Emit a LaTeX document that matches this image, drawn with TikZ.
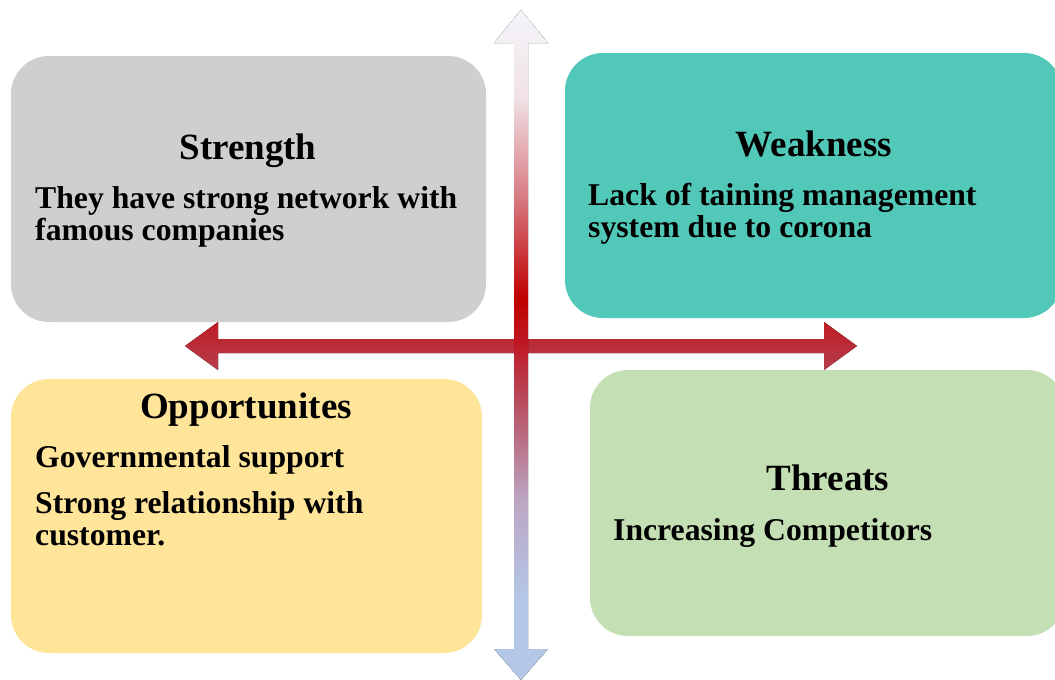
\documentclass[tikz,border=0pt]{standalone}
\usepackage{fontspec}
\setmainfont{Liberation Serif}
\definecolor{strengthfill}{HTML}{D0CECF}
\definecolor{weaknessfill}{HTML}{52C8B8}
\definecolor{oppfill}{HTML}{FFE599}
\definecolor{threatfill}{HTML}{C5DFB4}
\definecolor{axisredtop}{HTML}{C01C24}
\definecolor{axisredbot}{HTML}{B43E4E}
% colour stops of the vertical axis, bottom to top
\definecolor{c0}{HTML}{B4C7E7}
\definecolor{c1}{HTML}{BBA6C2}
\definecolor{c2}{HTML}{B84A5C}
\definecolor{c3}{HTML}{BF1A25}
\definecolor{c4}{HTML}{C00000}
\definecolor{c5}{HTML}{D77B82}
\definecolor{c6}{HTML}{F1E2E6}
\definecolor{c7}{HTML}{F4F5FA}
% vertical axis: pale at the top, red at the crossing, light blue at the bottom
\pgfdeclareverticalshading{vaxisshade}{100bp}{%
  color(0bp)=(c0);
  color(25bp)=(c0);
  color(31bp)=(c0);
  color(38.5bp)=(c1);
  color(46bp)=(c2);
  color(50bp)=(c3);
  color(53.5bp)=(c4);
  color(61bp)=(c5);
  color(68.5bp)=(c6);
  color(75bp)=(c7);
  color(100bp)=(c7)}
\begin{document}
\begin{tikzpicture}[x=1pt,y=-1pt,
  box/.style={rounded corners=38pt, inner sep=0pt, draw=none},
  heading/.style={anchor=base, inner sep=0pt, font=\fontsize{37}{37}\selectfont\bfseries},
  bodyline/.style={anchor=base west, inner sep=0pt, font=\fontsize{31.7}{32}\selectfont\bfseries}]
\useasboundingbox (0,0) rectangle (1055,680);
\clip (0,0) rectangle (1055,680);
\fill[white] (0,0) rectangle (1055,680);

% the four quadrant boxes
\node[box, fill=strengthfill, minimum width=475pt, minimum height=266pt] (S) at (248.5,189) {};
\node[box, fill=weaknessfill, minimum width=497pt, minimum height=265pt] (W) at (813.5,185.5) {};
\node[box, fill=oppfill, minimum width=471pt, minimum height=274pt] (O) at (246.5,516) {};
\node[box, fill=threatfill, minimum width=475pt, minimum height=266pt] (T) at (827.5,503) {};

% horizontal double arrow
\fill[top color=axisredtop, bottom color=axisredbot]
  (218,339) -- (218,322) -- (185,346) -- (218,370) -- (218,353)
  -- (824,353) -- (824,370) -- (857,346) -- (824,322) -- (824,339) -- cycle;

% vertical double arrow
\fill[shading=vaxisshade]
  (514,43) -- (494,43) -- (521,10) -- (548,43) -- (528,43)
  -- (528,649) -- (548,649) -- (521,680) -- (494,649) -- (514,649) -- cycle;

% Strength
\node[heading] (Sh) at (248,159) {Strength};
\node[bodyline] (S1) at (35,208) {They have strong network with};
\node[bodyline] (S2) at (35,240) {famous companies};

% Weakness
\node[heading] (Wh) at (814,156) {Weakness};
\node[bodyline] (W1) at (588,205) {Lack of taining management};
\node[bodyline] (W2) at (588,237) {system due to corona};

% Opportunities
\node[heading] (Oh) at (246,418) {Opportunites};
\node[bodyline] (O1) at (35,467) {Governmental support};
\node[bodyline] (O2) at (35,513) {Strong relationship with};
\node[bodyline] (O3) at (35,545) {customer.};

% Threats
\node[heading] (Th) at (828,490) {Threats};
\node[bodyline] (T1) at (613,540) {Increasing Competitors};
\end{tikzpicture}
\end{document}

....................

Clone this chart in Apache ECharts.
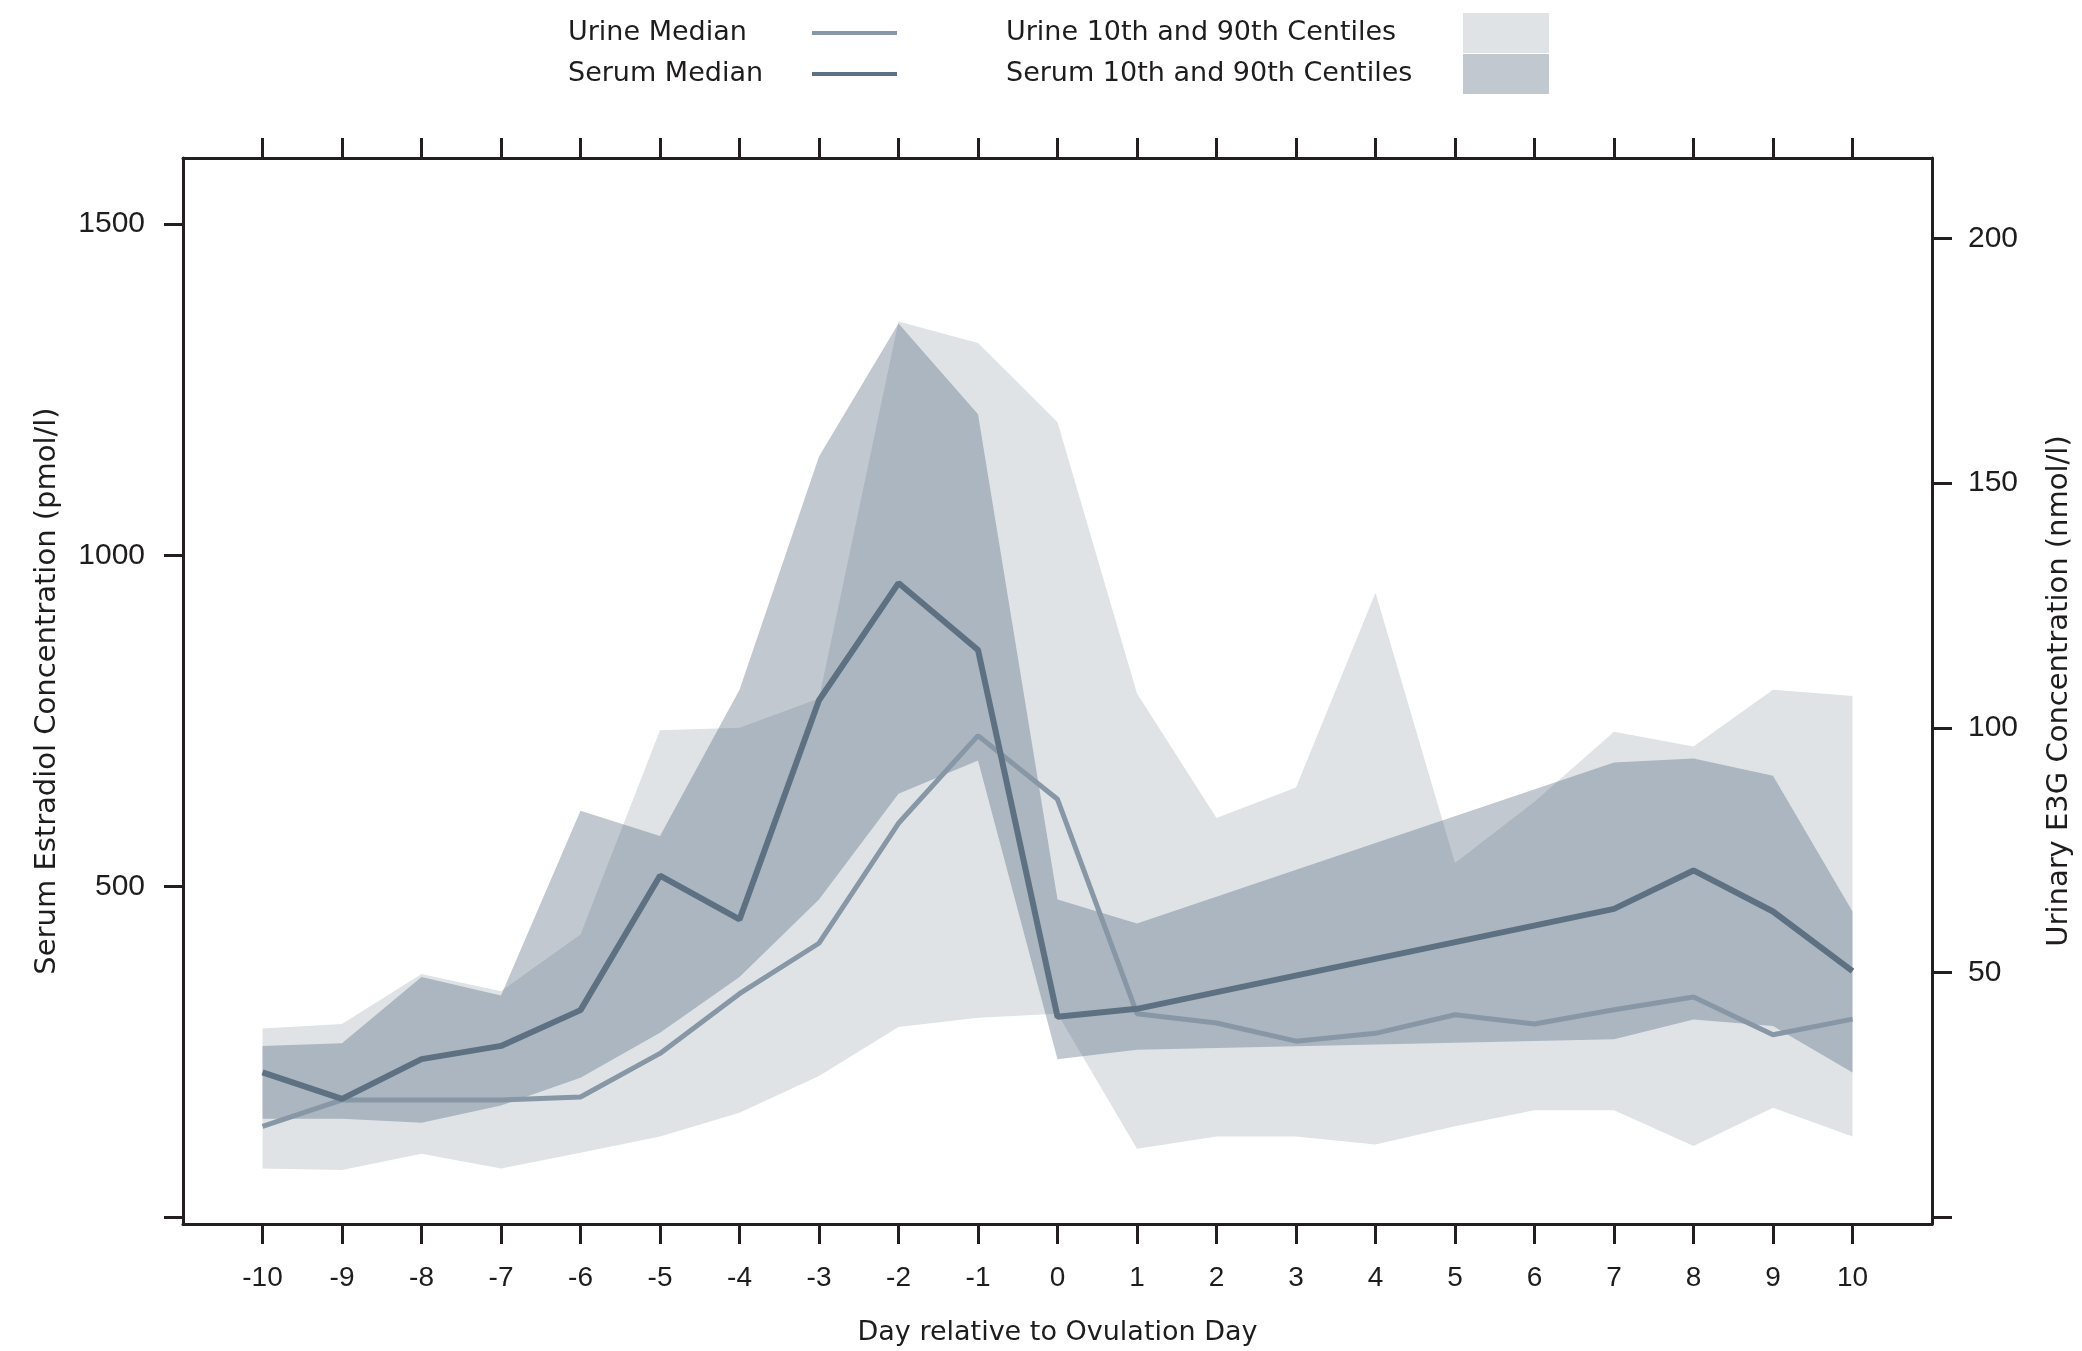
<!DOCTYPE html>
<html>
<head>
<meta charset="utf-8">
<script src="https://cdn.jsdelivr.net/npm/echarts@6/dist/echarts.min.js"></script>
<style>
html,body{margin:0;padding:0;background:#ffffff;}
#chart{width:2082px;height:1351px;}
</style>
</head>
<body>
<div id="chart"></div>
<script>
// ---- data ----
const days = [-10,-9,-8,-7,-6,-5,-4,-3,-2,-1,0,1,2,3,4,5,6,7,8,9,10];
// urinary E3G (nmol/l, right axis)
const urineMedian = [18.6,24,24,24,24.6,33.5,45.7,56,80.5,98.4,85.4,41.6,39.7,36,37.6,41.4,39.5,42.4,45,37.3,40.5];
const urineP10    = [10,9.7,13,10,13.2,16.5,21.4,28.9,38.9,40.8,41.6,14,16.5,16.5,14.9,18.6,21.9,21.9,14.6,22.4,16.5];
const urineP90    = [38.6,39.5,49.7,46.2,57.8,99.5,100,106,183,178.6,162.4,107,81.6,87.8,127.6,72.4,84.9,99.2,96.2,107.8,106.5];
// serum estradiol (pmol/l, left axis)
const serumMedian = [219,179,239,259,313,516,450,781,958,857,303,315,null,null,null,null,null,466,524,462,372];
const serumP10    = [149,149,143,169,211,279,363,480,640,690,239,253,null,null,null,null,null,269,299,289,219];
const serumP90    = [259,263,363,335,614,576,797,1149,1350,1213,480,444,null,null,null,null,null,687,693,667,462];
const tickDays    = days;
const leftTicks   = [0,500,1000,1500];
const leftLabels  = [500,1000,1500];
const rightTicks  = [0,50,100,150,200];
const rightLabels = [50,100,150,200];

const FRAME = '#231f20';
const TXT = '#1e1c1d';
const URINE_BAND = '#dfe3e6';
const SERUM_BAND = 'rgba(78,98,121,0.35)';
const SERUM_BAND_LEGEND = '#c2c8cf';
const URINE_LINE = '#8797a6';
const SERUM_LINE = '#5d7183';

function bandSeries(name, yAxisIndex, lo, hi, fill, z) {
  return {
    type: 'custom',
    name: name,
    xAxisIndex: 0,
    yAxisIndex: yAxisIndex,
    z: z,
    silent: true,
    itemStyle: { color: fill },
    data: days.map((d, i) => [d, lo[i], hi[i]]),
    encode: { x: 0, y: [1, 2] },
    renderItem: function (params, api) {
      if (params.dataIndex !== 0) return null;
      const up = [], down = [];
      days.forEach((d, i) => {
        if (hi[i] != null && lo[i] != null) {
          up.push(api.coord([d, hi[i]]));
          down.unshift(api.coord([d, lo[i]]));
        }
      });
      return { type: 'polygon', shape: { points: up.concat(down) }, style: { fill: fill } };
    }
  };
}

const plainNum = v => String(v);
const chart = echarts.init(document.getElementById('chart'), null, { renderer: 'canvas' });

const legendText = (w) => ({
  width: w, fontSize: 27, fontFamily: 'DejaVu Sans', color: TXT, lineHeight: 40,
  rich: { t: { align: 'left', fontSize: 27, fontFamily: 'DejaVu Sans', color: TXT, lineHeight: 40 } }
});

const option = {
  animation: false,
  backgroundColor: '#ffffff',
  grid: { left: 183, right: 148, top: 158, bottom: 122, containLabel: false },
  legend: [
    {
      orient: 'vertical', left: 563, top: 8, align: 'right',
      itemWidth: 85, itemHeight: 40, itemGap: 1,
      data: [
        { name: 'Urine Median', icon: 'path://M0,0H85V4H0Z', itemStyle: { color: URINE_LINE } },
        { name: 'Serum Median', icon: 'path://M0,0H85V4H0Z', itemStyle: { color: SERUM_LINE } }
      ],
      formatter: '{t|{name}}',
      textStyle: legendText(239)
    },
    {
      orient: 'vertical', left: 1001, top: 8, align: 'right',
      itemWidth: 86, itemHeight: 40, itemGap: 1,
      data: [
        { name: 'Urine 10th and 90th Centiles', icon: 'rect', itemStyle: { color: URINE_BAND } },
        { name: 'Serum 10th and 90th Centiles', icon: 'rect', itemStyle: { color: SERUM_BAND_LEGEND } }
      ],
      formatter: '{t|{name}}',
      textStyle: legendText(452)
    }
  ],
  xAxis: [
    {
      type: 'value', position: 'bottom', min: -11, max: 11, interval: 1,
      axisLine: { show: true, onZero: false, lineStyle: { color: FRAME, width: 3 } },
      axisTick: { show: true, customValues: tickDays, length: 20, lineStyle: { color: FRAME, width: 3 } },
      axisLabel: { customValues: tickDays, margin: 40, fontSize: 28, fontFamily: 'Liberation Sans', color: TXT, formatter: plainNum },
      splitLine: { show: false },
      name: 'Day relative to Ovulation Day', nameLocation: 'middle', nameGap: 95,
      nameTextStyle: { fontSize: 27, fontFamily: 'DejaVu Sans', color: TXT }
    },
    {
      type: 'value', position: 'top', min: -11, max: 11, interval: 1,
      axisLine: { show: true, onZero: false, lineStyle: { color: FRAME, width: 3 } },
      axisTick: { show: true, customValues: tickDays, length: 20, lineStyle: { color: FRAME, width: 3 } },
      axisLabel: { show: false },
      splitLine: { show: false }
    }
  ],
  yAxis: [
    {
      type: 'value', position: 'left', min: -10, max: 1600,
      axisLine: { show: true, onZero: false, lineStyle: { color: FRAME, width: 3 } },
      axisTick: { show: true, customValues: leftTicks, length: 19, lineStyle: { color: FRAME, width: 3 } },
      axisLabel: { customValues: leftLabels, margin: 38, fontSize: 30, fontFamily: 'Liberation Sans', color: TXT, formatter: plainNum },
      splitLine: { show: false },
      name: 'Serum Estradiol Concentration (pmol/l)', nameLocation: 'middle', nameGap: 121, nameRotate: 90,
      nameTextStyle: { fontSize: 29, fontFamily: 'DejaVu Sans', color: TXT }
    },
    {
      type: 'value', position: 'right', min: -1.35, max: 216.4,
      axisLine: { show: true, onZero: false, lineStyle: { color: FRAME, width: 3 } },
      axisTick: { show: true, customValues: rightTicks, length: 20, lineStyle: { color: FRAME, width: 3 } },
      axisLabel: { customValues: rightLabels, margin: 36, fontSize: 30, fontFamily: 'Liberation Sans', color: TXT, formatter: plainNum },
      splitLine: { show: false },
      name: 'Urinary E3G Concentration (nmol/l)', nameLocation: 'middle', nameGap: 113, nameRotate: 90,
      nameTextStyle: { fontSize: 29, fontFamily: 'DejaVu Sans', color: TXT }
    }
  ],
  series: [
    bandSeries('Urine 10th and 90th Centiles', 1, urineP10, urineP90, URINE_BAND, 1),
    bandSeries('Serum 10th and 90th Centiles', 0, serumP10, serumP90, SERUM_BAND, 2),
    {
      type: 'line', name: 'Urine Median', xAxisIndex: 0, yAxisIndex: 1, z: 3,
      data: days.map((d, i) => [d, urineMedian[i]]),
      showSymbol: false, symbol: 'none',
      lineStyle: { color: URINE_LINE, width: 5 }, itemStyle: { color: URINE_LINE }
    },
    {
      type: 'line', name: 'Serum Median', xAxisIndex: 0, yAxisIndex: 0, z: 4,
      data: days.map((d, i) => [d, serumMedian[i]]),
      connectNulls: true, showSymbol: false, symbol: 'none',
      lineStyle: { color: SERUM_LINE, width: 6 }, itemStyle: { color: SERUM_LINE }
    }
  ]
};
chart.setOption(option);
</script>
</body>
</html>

....................

- **Your goal**
Within the entries above, give again exactly the lines starting at the one that contains "Clone this chart in Apache ECharts." and ending at the one that contains "const SERUM_LINE = '#5d7183';", leaving out the pictures.

- **Exercise result**
Clone this chart in Apache ECharts.
<!DOCTYPE html>
<html>
<head>
<meta charset="utf-8">
<script src="https://cdn.jsdelivr.net/npm/echarts@6/dist/echarts.min.js"></script>
<style>
html,body{margin:0;padding:0;background:#ffffff;}
#chart{width:2082px;height:1351px;}
</style>
</head>
<body>
<div id="chart"></div>
<script>
// ---- data ----
const days = [-10,-9,-8,-7,-6,-5,-4,-3,-2,-1,0,1,2,3,4,5,6,7,8,9,10];
// urinary E3G (nmol/l, right axis)
const urineMedian = [18.6,24,24,24,24.6,33.5,45.7,56,80.5,98.4,85.4,41.6,39.7,36,37.6,41.4,39.5,42.4,45,37.3,40.5];
const urineP10    = [10,9.7,13,10,13.2,16.5,21.4,28.9,38.9,40.8,41.6,14,16.5,16.5,14.9,18.6,21.9,21.9,14.6,22.4,16.5];
const urineP90    = [38.6,39.5,49.7,46.2,57.8,99.5,100,106,183,178.6,162.4,107,81.6,87.8,127.6,72.4,84.9,99.2,96.2,107.8,106.5];
// serum estradiol (pmol/l, left axis)
const serumMedian = [219,179,239,259,313,516,450,781,958,857,303,315,null,null,null,null,null,466,524,462,372];
const serumP10    = [149,149,143,169,211,279,363,480,640,690,239,253,null,null,null,null,null,269,299,289,219];
const serumP90    = [259,263,363,335,614,576,797,1149,1350,1213,480,444,null,null,null,null,null,687,693,667,462];
const tickDays    = days;
const leftTicks   = [0,500,1000,1500];
const leftLabels  = [500,1000,1500];
const rightTicks  = [0,50,100,150,200];
const rightLabels = [50,100,150,200];

const FRAME = '#231f20';
const TXT = '#1e1c1d';
const URINE_BAND = '#dfe3e6';
const SERUM_BAND = 'rgba(78,98,121,0.35)';
const SERUM_BAND_LEGEND = '#c2c8cf';
const URINE_LINE = '#8797a6';
const SERUM_LINE = '#5d7183';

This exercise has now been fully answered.